End-to-End In-Game Style Transfer Tutorial Addendum

style-transfer
pytorch
unity
tutorial
This post covers how to use a different style transfer model that is specialized for video.
Author

Christian Mills

Published

March 20, 2021

Previous: Part 3

Introduction

When I was first planning out this tutorial series, I had intended to use a different style transfer model. This other model is designed to reduce flickering to better work with video. Unfortunately, I was unable to reliably get good results with that model at a playable frame rate. I figured I might as well make a tutorial for anyone who wants to mess around that model since I already dumped so much time into it.

Important: This post assumes that you have already gone through the previous parts of this tutorial series. You can go to the start of this series by clicking the link below.

Training this new model will require sample images from the target video game so checkout Part 1.5 of this tutorial series if you haven’t already. It shows how to use the Unity Recorder tool to capture in-game footage. We’ll split the video into images to generate our training data.

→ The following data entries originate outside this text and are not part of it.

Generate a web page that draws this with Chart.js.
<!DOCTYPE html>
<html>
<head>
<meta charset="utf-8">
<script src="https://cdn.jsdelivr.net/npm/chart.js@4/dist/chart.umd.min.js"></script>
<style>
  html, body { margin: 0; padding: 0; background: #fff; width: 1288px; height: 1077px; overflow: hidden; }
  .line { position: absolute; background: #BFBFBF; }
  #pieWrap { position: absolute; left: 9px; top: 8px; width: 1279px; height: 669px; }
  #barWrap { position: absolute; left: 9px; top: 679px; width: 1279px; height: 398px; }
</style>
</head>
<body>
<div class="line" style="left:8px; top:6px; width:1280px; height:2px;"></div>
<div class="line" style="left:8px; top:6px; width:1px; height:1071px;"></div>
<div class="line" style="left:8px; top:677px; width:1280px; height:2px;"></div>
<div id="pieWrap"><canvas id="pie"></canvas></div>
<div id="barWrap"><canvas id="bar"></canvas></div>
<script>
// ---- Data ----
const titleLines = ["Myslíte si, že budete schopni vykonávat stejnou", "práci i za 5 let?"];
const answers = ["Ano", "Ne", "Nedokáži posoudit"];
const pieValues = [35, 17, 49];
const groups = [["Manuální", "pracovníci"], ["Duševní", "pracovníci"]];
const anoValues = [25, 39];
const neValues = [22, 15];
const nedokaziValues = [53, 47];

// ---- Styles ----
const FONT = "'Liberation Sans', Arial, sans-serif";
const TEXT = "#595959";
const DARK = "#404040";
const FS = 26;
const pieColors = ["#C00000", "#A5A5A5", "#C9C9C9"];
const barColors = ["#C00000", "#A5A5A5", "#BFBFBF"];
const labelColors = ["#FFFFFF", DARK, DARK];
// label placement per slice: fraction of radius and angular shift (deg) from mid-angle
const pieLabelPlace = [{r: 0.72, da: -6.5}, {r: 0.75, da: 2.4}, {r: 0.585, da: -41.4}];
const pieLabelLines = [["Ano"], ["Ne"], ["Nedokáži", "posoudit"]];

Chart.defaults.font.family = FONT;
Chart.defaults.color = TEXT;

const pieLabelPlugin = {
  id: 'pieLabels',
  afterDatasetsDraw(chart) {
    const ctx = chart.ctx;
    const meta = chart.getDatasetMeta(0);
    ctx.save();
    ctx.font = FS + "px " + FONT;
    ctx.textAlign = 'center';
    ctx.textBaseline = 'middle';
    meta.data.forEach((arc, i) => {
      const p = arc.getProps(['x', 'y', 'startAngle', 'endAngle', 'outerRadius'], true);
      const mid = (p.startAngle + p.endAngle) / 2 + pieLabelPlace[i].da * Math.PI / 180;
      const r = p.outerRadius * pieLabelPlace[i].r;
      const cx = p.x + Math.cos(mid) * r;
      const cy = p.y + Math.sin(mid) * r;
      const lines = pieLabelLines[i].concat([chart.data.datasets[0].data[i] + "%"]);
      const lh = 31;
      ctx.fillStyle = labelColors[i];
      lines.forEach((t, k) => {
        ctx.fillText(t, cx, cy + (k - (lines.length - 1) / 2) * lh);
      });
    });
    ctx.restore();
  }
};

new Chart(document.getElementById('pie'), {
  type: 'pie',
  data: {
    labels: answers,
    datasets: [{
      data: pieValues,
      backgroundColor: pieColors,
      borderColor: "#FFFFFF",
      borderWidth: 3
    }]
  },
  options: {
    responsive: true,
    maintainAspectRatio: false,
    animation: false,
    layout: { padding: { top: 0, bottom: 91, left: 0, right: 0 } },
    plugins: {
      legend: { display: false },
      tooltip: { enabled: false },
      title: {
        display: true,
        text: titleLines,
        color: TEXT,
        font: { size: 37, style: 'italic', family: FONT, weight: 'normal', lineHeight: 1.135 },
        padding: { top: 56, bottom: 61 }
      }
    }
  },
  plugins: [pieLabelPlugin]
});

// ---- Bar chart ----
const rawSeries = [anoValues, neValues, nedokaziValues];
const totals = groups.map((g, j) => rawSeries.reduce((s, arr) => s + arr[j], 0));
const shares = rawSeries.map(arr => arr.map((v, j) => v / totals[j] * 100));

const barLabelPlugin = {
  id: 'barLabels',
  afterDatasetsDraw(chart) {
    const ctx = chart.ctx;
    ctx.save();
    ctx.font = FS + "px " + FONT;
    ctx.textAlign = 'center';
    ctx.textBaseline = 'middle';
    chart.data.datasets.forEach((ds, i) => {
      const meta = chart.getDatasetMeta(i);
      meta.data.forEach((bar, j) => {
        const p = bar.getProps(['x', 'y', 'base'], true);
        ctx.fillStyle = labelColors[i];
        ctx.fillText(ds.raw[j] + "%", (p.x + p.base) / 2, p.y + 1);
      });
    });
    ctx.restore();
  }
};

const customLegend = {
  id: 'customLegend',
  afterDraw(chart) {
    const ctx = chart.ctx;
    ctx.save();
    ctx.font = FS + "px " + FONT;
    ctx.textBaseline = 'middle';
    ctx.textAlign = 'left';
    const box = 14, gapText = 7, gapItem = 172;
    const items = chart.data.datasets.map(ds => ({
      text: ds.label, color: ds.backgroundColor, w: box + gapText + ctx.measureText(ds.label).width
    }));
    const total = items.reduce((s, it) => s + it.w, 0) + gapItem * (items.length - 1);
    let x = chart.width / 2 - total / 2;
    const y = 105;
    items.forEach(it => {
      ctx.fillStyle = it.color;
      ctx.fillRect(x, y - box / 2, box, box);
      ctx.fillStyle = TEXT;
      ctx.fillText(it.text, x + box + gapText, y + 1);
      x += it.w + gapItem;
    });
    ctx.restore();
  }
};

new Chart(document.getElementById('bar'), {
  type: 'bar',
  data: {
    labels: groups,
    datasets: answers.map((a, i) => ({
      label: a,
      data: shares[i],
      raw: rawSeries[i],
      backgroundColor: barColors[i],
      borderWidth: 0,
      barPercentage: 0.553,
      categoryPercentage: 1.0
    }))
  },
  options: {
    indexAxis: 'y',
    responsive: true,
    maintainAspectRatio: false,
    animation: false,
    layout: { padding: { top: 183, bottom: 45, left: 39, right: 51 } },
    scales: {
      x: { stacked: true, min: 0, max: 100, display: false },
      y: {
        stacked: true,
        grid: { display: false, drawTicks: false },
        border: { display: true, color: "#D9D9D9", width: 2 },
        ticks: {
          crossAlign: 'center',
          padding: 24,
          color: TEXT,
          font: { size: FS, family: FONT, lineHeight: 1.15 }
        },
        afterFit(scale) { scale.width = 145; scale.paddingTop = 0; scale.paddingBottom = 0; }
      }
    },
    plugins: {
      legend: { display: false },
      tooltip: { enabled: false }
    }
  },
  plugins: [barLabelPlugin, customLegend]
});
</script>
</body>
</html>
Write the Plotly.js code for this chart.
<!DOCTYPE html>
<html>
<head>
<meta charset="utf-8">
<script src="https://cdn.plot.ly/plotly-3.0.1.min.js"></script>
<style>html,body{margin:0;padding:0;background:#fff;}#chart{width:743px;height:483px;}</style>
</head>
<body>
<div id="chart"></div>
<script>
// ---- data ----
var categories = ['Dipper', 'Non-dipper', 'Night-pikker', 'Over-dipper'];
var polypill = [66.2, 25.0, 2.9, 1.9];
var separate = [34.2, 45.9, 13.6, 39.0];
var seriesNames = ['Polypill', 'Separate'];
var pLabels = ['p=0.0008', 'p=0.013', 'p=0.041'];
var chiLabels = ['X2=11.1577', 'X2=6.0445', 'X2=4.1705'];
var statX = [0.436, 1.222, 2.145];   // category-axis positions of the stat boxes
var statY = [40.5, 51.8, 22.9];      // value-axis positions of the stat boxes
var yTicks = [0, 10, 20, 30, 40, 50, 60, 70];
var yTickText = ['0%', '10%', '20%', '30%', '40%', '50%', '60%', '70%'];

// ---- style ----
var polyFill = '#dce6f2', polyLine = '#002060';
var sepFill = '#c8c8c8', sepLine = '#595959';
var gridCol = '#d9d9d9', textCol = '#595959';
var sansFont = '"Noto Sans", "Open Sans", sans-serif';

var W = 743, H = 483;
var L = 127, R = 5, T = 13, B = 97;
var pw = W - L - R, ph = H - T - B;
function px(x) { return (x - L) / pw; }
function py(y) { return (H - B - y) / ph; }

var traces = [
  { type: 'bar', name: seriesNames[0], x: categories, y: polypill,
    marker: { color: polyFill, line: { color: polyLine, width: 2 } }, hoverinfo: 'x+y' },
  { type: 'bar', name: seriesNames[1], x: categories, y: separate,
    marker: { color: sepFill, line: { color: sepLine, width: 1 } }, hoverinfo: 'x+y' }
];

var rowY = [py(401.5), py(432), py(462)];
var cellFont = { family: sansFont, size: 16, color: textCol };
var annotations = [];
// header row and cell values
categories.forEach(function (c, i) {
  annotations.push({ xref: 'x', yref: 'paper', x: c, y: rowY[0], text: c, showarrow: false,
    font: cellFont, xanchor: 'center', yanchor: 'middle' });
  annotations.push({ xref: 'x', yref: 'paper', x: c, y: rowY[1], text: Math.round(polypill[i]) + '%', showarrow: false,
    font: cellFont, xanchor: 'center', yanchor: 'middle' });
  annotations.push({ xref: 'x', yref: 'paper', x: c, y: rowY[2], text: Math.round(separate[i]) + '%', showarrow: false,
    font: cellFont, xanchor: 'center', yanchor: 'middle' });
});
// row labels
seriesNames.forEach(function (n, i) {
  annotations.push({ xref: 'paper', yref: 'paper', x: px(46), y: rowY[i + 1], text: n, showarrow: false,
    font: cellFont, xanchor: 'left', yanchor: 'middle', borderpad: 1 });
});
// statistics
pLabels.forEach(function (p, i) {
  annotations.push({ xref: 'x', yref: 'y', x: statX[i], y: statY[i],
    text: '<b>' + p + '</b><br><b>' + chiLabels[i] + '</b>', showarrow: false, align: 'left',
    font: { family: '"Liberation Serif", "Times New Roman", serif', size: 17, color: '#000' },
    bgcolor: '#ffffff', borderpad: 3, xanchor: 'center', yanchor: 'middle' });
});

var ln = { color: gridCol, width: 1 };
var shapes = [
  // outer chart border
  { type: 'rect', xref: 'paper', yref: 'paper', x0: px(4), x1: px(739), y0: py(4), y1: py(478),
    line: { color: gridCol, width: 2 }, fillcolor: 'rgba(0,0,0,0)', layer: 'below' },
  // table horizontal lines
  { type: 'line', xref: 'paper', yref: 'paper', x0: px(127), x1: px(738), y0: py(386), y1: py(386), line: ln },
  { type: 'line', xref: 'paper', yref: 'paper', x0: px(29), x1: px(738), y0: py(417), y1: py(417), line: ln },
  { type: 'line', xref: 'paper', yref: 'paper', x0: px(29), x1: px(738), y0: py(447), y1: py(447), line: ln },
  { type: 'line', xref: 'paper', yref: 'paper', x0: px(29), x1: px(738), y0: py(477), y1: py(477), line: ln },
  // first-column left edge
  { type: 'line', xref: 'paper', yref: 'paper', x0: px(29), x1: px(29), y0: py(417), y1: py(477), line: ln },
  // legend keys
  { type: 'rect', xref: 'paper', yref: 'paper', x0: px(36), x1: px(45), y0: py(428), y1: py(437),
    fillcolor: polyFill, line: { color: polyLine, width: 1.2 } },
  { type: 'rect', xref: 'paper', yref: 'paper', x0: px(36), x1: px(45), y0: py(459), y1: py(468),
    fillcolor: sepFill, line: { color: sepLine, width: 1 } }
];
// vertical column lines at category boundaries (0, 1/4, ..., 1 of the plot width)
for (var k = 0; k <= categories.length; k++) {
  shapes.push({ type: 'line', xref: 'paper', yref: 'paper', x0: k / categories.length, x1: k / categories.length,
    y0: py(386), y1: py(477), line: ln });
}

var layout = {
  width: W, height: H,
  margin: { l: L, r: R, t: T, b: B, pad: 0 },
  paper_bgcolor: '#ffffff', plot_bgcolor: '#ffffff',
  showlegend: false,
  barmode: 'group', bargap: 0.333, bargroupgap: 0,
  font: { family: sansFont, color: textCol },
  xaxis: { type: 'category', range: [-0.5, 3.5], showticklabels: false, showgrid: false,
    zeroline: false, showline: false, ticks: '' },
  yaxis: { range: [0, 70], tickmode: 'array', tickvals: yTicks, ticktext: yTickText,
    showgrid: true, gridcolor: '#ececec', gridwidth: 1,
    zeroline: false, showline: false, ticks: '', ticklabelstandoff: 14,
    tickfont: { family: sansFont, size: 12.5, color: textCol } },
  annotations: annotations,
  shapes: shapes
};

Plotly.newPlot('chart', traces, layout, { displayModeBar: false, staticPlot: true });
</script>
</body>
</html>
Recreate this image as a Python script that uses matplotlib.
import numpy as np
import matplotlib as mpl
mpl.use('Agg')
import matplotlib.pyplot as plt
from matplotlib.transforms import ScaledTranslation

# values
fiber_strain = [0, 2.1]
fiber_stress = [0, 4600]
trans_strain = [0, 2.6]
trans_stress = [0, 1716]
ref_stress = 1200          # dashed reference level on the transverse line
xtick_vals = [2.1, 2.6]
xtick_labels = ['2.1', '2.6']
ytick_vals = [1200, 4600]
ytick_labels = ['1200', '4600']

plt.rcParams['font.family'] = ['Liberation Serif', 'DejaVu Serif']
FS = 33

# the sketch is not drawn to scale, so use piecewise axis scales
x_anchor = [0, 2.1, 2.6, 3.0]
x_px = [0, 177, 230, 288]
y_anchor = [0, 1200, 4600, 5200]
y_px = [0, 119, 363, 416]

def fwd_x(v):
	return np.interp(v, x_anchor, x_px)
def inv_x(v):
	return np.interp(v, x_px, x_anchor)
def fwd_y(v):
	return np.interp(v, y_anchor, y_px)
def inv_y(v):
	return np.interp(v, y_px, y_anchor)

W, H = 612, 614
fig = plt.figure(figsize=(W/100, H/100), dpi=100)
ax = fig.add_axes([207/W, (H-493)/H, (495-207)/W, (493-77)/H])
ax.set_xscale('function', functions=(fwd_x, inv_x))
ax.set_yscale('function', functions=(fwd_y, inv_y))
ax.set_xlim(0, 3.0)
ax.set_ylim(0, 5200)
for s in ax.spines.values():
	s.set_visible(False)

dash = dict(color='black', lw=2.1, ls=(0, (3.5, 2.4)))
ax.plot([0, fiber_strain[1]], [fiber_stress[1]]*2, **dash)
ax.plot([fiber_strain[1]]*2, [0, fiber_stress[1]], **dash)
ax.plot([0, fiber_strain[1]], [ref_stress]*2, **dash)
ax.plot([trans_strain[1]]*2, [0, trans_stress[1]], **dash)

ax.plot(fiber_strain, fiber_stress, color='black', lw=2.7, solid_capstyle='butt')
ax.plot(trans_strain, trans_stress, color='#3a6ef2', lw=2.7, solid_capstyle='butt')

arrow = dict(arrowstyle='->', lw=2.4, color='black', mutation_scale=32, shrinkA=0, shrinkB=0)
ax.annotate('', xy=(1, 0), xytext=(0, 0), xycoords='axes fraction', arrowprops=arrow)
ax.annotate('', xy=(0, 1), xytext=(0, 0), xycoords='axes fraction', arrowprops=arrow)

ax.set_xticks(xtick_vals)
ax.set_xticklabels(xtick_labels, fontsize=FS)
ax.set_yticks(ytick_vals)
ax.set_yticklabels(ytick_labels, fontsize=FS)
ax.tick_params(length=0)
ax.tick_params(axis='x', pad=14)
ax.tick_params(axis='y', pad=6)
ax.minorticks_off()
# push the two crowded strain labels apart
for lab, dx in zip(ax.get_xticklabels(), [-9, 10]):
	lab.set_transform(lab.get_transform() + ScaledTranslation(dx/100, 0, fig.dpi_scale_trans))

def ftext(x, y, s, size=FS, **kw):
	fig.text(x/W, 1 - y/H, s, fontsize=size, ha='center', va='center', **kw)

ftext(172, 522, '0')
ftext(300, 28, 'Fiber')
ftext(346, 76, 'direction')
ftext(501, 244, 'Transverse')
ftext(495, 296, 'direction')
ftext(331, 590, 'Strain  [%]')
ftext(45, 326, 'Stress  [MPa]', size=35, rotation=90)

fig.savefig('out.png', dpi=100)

We’ll be using a modified version of the Google Colab notebook from Part 2 of this series. The new model requires some examples of stylized images for training. We’ll use the style transfer model from earlier in this series to generate the training samples. You can either use the final.pth checkpoint you made during Part 2 or train a new one in the Colab notebook for this post.

Train the Model

First, you need to get your own copy of the Colab Notebook. Open the notebook using the link below and save your own copy just like in Part 2.

Continue in the Notebook

Follow the directions in the notebook to train your own video style transfer model. Return to this post once you have exported the trained model.

Modify the Unity Project

Now we just need to updated our Unity project to support the new model. Unlike the training process, this part is pretty much identical to the other style transfer model.

Update the ComputeShader

The only thing we need to add to the Unity project are some new image processing functions in the ComputeShader we made in Part 3. This time, we need to remap the RGB values from [0,1] to [-1,1] instead of [0,255]. You can either swap out the code for the existing processing functions or make new ones like in the image below.

If you make new functions, be sure to replace the function names in the StyleTransfer.cs script.

Replace the modelAsset

Download the ONNX file from your Google Drive just like in Part 3 and drop it into the Models folder. You can also download the model I’ll be using from the link below.

Now we just need to assign the ONNX file to the modelAsset variable in the Inspector tab. This model is less efficient than the one used earlier in this series so we’ll lower the targetHeight as well.

Test it Out

You’ll probably notice that this model doesn’t preserve as much fine detail as the other model. This is because I had to significantly reduce the size of the model to get playable frame rates. The full size model is able to preserve much more detail, but is too large to get playable frame rates on any modern graphics card. Additionally, the model doesn’t completely get rid of the flickering effect.

Conclusion

This model works great for videos where the scene doesn’t change too drastically. Unfortunately, it does not seem well suited for a dynamic, real-time, environment. The default model is way too large to get playable frame rates and it quickly loses detail when its size is reduced. Still, the process of trying to make it work was educational at the very least.